Fermement établi dans le paysage musical montréalais, l’Orchestre symphonique des jeunes de Montréal (OSJM) souffle cette année 50 bougies. Cinquante années, cela représente de nombreuses cohortes de jeunes instrumentistes, dont plusieurs ont poursuivi des voies professionnelles musicales : on retrouve des ancien·ne·s de l’OSJM dans (et même devant) des ensembles musicaux professionnels de Montréal et d’ailleurs. D’autres ont fait du jeu d’un instrument leur passe-temps préféré – quoiqu’on devrait peut-être changer l’expression pour gobe-temps, tellement ils et elles y mettent du temps! Peu importe leur titre professionnel, tous·tes ces instrumentistes ont en commun une passion brûlante pour la musique d’ensemble, passion qui remonte à leur séjour au sein de l’OSJM.

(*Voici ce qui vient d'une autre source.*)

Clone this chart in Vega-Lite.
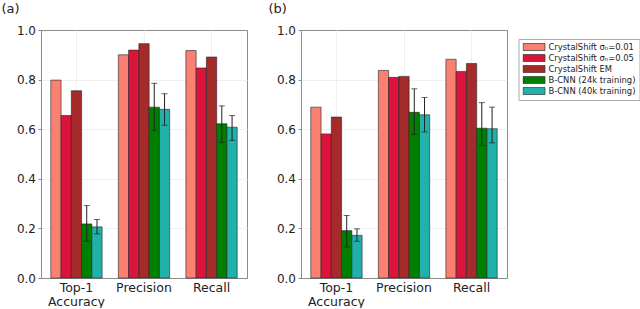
{
  "$schema": "https://vega.github.io/schema/vega-lite/v6.json",
  "padding": {"left": 0, "top": 2, "right": 0, "bottom": 0},
  "config": {
    "font": "DejaVu Sans",
    "view": {"stroke": "#8c8c8c", "strokeWidth": 1},
    "axisY": {"values": [0, 0.2, 0.4, 0.6, 0.8, 1.0], "format": ".1f", "labelFontSize": 12, "grid": true, "gridColor": "#efefef", "gridOpacity": {"condition": {"test": "datum.value == 0 || datum.value == 1", "value": 0}, "value": 1}, "domain": true, "domainColor": "#8c8c8c", "tickSize": 3, "tickColor": "#8c8c8c", "labelColor": "#222", "labelPadding": 2.5, "title": null},
    "axisX": {"labelAngle": 0, "ticks": false, "domain": true, "domainColor": "#8c8c8c", "labelFontSize": 12.5, "labelPadding": 3.5, "grid": true, "gridColor": "#efefef", "bandPosition": 0.5, "labelBaseline": "top", "labelLineHeight": 13.5, "labelColor": "#222", "title": null},
    "legend": {"title": null, "labelFontSize": 8.4, "labelColor": "#222", "symbolType": "M-1,-0.32H1V0.32H-1Z", "symbolSize": 484, "clipHeight": 8, "rowPadding": 2, "padding": 4, "labelOffset": 3, "strokeColor": "#aaaaaa", "fillColor": "white", "symbolStrokeColor": "#333", "symbolStrokeWidth": 0.7, "symbolOpacity": 1},
    "title": {"fontSize": 13, "fontWeight": "normal", "anchor": "start", "color": "#222"}
  },
  "data": {"values": [
    {"panel": "a", "metric": "Top-1 Accuracy", "model": "CrystalShift σₙ=0.01", "value": 0.798},
    {"panel": "a", "metric": "Top-1 Accuracy", "model": "CrystalShift σₙ=0.05", "value": 0.655},
    {"panel": "a", "metric": "Top-1 Accuracy", "model": "CrystalShift EM", "value": 0.755},
    {"panel": "a", "metric": "Top-1 Accuracy", "model": "B-CNN (24k training)", "value": 0.218, "lo": 0.148, "hi": 0.292},
    {"panel": "a", "metric": "Top-1 Accuracy", "model": "B-CNN (40k training)", "value": 0.206, "lo": 0.178, "hi": 0.236},
    {"panel": "a", "metric": "Precision", "model": "CrystalShift σₙ=0.01", "value": 0.900},
    {"panel": "a", "metric": "Precision", "model": "CrystalShift σₙ=0.05", "value": 0.919},
    {"panel": "a", "metric": "Precision", "model": "CrystalShift EM", "value": 0.945},
    {"panel": "a", "metric": "Precision", "model": "B-CNN (24k training)", "value": 0.689, "lo": 0.596, "hi": 0.785},
    {"panel": "a", "metric": "Precision", "model": "B-CNN (40k training)", "value": 0.680, "lo": 0.616, "hi": 0.743},
    {"panel": "a", "metric": "Recall", "model": "CrystalShift σₙ=0.01", "value": 0.917},
    {"panel": "a", "metric": "Recall", "model": "CrystalShift σₙ=0.05", "value": 0.847},
    {"panel": "a", "metric": "Recall", "model": "CrystalShift EM", "value": 0.891},
    {"panel": "a", "metric": "Recall", "model": "B-CNN (24k training)", "value": 0.622, "lo": 0.546, "hi": 0.694},
    {"panel": "a", "metric": "Recall", "model": "B-CNN (40k training)", "value": 0.608, "lo": 0.555, "hi": 0.655},
    {"panel": "b", "metric": "Top-1 Accuracy", "model": "CrystalShift σₙ=0.01", "value": 0.689},
    {"panel": "b", "metric": "Top-1 Accuracy", "model": "CrystalShift σₙ=0.05", "value": 0.581},
    {"panel": "b", "metric": "Top-1 Accuracy", "model": "CrystalShift EM", "value": 0.649},
    {"panel": "b", "metric": "Top-1 Accuracy", "model": "B-CNN (24k training)", "value": 0.191, "lo": 0.125, "hi": 0.252},
    {"panel": "b", "metric": "Top-1 Accuracy", "model": "B-CNN (40k training)", "value": 0.172, "lo": 0.148, "hi": 0.198},
    {"panel": "b", "metric": "Precision", "model": "CrystalShift σₙ=0.01", "value": 0.837},
    {"panel": "b", "metric": "Precision", "model": "CrystalShift σₙ=0.05", "value": 0.809},
    {"panel": "b", "metric": "Precision", "model": "CrystalShift EM", "value": 0.813},
    {"panel": "b", "metric": "Precision", "model": "B-CNN (24k training)", "value": 0.668, "lo": 0.579, "hi": 0.763},
    {"panel": "b", "metric": "Precision", "model": "B-CNN (40k training)", "value": 0.658, "lo": 0.589, "hi": 0.728},
    {"panel": "b", "metric": "Recall", "model": "CrystalShift σₙ=0.01", "value": 0.882},
    {"panel": "b", "metric": "Recall", "model": "CrystalShift σₙ=0.05", "value": 0.833},
    {"panel": "b", "metric": "Recall", "model": "CrystalShift EM", "value": 0.865},
    {"panel": "b", "metric": "Recall", "model": "B-CNN (24k training)", "value": 0.604, "lo": 0.534, "hi": 0.707},
    {"panel": "b", "metric": "Recall", "model": "B-CNN (40k training)", "value": 0.602, "lo": 0.545, "hi": 0.689}
  ]},
  "spacing": 19,
  "resolve": {"scale": {"color": "independent"}, "legend": {"color": "independent"}},
  "hconcat": [
    {
      "title": {"text": "(a)", "dx": -15, "offset": 8},
      "width": 206,
      "height": 248,
      "transform": [{"filter": "datum.panel == 'a'"}],
      "encoding": {
        "x": {"field": "metric", "type": "nominal", "sort": ["Top-1 Accuracy", "Precision", "Recall"], "scale": {"paddingInner": 0.24, "paddingOuter": 0.145}, "axis": {"labelExpr": "datum.label == 'Top-1 Accuracy' ? ['Top-1', 'Accuracy'] : datum.label"}},
        "xOffset": {"field": "model", "type": "nominal", "sort": ["CrystalShift σₙ=0.01", "CrystalShift σₙ=0.05", "CrystalShift EM", "B-CNN (24k training)", "B-CNN (40k training)"]}
      },
      "layer": [
        {
          "mark": {"type": "bar", "stroke": "#222", "strokeWidth": 0.7, "strokeOpacity": 0.85},
          "encoding": {
            "y": {"field": "value", "type": "quantitative", "scale": {"domain": [0, 1]}},
            "color": {"field": "model", "type": "nominal", "scale": {"domain": ["CrystalShift σₙ=0.01", "CrystalShift σₙ=0.05", "CrystalShift EM", "B-CNN (24k training)", "B-CNN (40k training)"], "range": ["#fa8072", "#dc143c", "#a52a2a", "#008000", "#20b2aa"]}, "legend": null}
          }
        },
        {
          "transform": [{"filter": "datum.lo != null"}],
          "mark": {"type": "rule", "color": "#222", "strokeWidth": 1},
          "encoding": {"y": {"field": "lo", "type": "quantitative"}, "y2": {"field": "hi"}}
        },
        {
          "transform": [{"filter": "datum.lo != null"}],
          "mark": {"type": "tick", "color": "#222", "thickness": 1, "size": 6},
          "encoding": {"y": {"field": "lo", "type": "quantitative"}}
        },
        {
          "transform": [{"filter": "datum.lo != null"}],
          "mark": {"type": "tick", "color": "#222", "thickness": 1, "size": 6},
          "encoding": {"y": {"field": "hi", "type": "quantitative"}}
        }
      ]
    },
    {
      "title": {"text": "(b)", "dx": -8, "offset": 8},
      "width": 206,
      "height": 248,
      "transform": [{"filter": "datum.panel == 'b'"}],
      "encoding": {
        "x": {"field": "metric", "type": "nominal", "sort": ["Top-1 Accuracy", "Precision", "Recall"], "scale": {"paddingInner": 0.24, "paddingOuter": 0.145}, "axis": {"labelExpr": "datum.label == 'Top-1 Accuracy' ? ['Top-1', 'Accuracy'] : datum.label"}},
        "xOffset": {"field": "model", "type": "nominal", "sort": ["CrystalShift σₙ=0.01", "CrystalShift σₙ=0.05", "CrystalShift EM", "B-CNN (24k training)", "B-CNN (40k training)"]}
      },
      "layer": [
        {
          "mark": {"type": "bar", "stroke": "#222", "strokeWidth": 0.7, "strokeOpacity": 0.85},
          "encoding": {
            "y": {"field": "value", "type": "quantitative", "scale": {"domain": [0, 1]}},
            "color": {"field": "model", "type": "nominal", "scale": {"domain": ["CrystalShift σₙ=0.01", "CrystalShift σₙ=0.05", "CrystalShift EM", "B-CNN (24k training)", "B-CNN (40k training)"], "range": ["#fa8072", "#dc143c", "#a52a2a", "#008000", "#20b2aa"]}, "legend": {"orient": "none", "legendX": 217.5, "legendY": 9}}
          }
        },
        {
          "transform": [{"filter": "datum.lo != null"}],
          "mark": {"type": "rule", "color": "#222", "strokeWidth": 1},
          "encoding": {"y": {"field": "lo", "type": "quantitative"}, "y2": {"field": "hi"}}
        },
        {
          "transform": [{"filter": "datum.lo != null"}],
          "mark": {"type": "tick", "color": "#222", "thickness": 1, "size": 6},
          "encoding": {"y": {"field": "lo", "type": "quantitative"}}
        },
        {
          "transform": [{"filter": "datum.lo != null"}],
          "mark": {"type": "tick", "color": "#222", "thickness": 1, "size": 6},
          "encoding": {"y": {"field": "hi", "type": "quantitative"}}
        }
      ]
    }
  ]
}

Quant à la bougie d’allumage de cette passion, il ne faut pas chercher loin pour la trouver : elle prend la forme élancée de Louis Lavigueur, le directeur musical et artistique de l’OSJM depuis 40 ans. Avec une combinaison de rigueur et de bienveillance, le chef pousse ses jeunes troupes vers le prochain défi, les encourageant constamment à viser plus haut, tout en leur faisant bien saisir l’engagement qu’ils et elles prennent envers la musique et le groupe.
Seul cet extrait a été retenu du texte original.